Begegnungen, die keinen Sinn machen

Der Zürcher Stadtrat schlägt dem Gemeinderat vor, auf der Stauffacherstrasse beim Helvetiaplatz eine sogenannte Begegnungszone einzurichten. Frage: Wer soll sich da begegnen? Tram und Fussgänger? Viel Glück.

Ich kann den Nutzen des Vorhabens nicht erkennen. Heute führt ein Fussgängerstreifen zur Traminsel vor Ort, so dass Eilige jederzeit zu einem gerade eingefahrenen Tram stürmen können. Anders als bei so vielen ÖV-Stationen steht hier keine Lichtsignalanlage. Fussgänger haben also schon heute immer Vortritt.

Dieses Stück Asphalt soll aufgewertet werden: Ort der geplanten Begegnunszone am Helvetiaplatz.

Dieses Stück Asphalt soll aufgewertet werden: Ort der geplanten Begegnunszone am Helvetiaplatz.

Der Helvetiaplatz ist kein Bahnhofplatz, wo Tausende von Menschen aus allen Richtungen auf die verschiedensten Verkehrsmittel eilen. Es kreuzen sich hier eine Bus- und eine Tramlinie. Ihre Haltestellen würden durch das vorliegende Projekt weiter auseinander zu liegen kommen. Auf der einen Seite der Stauffacherstrasse liegt das Kanzleiareal mit seinem schönen Kiesgarten und den wunderbaren Bäumen, auf der anderen Seite die Freifläche des Helvetiaplatzes. Platz zur Begegnung hat es hier jederzeit mehr als genug (ausser vielleicht am 1. Mai).

Als überzeugter Velofahrer bin ich kein Freund von Begegnungszonen. Natürlich gibt es Orte, etwa Bahnhofvorplätze, wo Tempo 20 und ein genereller Vortritt für Fussgänger Sinn macht. Gleiches gilt für schmale Strassen in Wohnquartieren. Wenn auf innerstädtischen Verbindungstrassen (wie etwa der Bullingerstrasse/Sihlfeld- oder der Josefstrasse) Tempo 20 gilt, muss man sogar mit dem Velo abbremsen. Zu welchem Zweck? Damit Leute mit dem Smartphone vor dem Kopf ungestört herum irren können?
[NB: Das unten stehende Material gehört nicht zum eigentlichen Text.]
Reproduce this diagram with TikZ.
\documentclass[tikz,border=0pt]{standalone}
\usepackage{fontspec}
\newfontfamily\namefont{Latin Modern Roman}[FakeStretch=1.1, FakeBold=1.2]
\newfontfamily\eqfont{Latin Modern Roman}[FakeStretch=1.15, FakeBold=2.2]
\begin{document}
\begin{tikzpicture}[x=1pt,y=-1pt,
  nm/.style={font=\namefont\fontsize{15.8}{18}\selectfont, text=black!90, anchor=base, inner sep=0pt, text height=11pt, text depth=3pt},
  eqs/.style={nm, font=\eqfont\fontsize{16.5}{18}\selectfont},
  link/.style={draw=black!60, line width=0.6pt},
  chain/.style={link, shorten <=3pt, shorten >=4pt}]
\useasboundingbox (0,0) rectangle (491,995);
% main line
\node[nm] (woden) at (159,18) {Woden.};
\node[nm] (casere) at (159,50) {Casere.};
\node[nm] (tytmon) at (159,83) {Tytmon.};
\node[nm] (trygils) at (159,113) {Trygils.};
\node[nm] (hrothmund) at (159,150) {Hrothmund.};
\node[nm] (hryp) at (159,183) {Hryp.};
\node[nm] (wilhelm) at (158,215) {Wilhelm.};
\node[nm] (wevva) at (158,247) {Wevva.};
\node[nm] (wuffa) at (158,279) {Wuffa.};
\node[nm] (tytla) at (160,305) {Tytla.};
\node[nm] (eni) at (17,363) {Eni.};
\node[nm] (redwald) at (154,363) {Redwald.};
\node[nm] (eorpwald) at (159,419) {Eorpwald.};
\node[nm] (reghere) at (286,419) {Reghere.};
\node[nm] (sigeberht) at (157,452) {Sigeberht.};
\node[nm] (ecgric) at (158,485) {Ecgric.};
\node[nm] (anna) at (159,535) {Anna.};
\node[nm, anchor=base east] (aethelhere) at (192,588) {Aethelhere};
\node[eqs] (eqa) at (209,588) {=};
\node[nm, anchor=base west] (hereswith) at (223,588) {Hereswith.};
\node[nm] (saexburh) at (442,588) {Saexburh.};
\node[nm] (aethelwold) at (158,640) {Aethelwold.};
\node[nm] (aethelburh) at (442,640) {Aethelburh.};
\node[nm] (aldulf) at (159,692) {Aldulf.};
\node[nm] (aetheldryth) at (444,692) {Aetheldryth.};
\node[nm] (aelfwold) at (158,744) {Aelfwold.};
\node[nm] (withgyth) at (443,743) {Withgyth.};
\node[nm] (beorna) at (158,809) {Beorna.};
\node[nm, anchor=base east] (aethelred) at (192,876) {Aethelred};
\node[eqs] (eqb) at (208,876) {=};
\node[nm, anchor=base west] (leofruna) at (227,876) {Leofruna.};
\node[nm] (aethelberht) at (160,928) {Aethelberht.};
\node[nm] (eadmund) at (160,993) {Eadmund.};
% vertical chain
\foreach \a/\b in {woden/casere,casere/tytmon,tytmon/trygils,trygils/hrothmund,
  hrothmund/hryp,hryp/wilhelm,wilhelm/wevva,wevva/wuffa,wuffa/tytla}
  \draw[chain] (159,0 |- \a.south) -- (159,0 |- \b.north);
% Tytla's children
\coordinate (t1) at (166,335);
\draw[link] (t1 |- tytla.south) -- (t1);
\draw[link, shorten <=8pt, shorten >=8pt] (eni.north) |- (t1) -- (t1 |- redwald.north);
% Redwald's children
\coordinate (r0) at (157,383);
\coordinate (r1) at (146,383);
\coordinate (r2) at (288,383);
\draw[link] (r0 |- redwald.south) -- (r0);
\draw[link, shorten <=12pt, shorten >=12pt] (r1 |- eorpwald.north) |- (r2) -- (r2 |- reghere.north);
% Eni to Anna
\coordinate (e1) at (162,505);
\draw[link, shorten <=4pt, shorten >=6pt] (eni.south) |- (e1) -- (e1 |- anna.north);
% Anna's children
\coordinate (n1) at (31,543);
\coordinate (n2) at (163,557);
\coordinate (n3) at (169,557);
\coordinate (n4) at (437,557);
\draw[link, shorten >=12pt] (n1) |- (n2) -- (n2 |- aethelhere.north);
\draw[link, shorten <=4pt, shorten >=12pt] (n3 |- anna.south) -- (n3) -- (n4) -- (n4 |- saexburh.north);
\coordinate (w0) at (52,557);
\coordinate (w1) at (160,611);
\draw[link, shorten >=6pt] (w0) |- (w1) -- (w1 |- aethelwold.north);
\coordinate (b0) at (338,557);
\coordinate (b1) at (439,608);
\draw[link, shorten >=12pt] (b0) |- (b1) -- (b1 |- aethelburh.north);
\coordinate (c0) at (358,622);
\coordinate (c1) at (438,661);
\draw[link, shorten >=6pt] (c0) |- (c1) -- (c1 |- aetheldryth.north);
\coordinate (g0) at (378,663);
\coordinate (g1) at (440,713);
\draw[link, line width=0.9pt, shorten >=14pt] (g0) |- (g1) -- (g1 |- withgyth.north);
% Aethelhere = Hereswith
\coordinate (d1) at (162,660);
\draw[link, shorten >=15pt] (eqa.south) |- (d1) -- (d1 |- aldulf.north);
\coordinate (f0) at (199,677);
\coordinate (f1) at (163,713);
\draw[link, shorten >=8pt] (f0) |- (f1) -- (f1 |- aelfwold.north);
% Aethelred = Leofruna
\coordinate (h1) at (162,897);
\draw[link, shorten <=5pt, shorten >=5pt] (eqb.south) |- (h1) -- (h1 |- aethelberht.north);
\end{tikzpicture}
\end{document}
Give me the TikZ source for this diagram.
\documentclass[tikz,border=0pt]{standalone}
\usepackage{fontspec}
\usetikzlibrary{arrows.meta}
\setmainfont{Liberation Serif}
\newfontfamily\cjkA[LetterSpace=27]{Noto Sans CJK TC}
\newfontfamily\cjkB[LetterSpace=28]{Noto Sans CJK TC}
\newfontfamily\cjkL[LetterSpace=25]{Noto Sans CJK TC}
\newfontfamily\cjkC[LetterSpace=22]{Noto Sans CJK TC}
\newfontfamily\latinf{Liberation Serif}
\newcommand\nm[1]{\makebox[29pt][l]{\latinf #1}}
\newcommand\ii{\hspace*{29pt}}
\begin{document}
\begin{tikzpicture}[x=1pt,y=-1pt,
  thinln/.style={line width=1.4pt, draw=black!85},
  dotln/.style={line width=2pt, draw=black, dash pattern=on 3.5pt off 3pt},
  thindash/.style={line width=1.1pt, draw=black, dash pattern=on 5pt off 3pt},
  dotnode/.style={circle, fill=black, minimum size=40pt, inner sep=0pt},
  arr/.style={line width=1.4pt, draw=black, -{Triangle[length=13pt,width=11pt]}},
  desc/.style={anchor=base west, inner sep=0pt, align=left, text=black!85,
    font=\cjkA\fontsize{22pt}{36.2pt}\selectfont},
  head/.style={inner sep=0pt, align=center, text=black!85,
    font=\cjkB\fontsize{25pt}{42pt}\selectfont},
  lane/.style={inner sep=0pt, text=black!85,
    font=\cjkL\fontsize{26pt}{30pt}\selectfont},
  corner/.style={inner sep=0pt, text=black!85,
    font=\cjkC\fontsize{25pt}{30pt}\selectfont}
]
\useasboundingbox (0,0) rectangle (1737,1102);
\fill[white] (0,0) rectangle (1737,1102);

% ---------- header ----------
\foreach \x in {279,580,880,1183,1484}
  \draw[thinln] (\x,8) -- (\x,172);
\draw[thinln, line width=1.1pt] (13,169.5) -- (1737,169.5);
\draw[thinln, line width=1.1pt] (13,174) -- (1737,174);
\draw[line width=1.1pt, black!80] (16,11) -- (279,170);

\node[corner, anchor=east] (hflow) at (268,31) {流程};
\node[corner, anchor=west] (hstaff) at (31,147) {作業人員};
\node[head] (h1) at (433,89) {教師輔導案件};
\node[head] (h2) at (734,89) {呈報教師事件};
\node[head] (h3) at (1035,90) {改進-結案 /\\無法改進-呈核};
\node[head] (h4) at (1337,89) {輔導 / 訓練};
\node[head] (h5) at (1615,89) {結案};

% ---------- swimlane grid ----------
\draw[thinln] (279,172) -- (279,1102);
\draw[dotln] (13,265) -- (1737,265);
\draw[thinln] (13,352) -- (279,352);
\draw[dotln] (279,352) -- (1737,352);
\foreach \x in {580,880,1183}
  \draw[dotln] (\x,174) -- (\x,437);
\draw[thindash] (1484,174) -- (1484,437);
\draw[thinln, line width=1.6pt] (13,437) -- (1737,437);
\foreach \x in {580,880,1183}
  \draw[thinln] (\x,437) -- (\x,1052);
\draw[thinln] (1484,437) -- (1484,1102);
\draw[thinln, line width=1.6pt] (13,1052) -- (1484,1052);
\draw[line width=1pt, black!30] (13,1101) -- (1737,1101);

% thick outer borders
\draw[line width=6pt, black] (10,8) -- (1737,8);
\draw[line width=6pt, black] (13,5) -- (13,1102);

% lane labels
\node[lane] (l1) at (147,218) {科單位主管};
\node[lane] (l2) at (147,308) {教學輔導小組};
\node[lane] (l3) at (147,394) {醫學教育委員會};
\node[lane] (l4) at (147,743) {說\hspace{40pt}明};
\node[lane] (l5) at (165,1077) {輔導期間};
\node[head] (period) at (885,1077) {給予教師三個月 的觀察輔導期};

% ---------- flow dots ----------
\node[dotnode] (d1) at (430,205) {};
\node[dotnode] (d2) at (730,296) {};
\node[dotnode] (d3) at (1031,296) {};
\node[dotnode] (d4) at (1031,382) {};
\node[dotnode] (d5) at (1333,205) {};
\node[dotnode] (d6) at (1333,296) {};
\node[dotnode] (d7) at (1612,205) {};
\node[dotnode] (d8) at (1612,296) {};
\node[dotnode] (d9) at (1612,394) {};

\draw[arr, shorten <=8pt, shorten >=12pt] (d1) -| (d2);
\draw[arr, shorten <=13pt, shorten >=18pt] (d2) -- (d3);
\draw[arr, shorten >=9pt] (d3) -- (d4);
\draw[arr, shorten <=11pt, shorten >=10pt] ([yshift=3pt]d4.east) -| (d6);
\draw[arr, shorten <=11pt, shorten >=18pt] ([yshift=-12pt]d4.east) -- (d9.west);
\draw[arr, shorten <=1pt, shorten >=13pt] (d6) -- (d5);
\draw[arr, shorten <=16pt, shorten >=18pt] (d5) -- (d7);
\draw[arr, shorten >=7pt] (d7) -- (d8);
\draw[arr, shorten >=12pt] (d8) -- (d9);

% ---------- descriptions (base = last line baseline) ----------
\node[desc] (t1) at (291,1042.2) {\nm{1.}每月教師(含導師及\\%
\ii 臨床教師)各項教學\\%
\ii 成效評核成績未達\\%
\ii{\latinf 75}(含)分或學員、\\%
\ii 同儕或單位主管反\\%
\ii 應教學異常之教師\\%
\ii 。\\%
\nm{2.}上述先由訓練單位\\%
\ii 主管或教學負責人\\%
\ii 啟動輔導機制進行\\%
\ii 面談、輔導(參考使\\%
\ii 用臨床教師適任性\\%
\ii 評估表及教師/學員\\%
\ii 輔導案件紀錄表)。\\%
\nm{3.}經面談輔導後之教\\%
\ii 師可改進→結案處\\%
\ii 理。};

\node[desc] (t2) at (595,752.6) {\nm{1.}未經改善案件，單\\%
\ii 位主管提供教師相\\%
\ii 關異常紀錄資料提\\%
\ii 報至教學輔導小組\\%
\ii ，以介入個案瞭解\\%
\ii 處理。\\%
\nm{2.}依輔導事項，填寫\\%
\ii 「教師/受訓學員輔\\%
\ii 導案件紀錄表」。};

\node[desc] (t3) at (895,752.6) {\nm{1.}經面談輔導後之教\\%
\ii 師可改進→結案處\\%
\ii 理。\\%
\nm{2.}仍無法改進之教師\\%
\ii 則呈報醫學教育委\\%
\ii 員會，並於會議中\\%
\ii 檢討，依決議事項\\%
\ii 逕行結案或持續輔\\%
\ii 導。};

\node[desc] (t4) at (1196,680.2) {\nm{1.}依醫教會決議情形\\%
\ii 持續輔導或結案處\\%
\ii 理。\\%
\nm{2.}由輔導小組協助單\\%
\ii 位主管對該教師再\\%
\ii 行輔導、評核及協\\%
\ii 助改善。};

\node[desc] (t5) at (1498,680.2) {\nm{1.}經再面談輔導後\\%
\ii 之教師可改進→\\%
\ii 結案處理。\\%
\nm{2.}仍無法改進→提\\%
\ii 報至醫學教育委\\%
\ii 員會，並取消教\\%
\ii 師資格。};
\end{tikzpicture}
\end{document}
Natürlich ist die geplante Begegnungszone beim Helvetiaplatz ein weiterer Nadelstich gegen den MIV, den motorisierten Individualverkehr. Dieser soll gefälligst die Badenerstrasse benutzen, sagen die Initianten. Ein heuchlerisches Argument, hat man diese traditionelle Ein-und Ausfallachse doch beim Lochergut stadteinwärts unterbrochen und den Albisriederplatz stadtauswärts verengt.

Der Helvetiaplatz soll «aufgewertet» werden, lautete die Begründung der Gemeinderäte Gian von Planta (GLP) und Patrick Hadi Huber (SP), die das Projekt mit einer Motion auslösten. Politiker lieben hehre Visionen. Die Aufwertung, das Leuchtturmprojekt, den Vorbildcharakter und die Vorreiterrolle. Das brave Burgdorf ist die weit herum gelobte Modellstadt der Begegnungszone, seit es vor 20 Jahren eine solche in den Strässchen rund um seinen Bahnhof eingerichtet hat.

Der Helvetiaplatz mit seiner realsozialistischen Aura beflügelt Quartierpolitiker seit langem zu Fantasien. Mir gefällt er gerade, weil er aus einer anderen Zeit stammt, weil er nicht drapiert ist wie das Interieur eines Möbelgeschäfts, sondern belegt mit Asphalt und Pflaster und sonst nichts.

Ich bin für Pragmatismus. Die 1,1 Millionen Franken, welche die Einrichtung der Begegnungszone kosten würde, könnte man dafür einsetzen, da und dort einem zu breit geratenen und wenig benutzten Trottoir eine Velospur abzutrotzen, die eine oder andere dekorative Buchsbaumrabatte abzuholzen und damit den Fussgängern den direkten Weg frei zu räumen.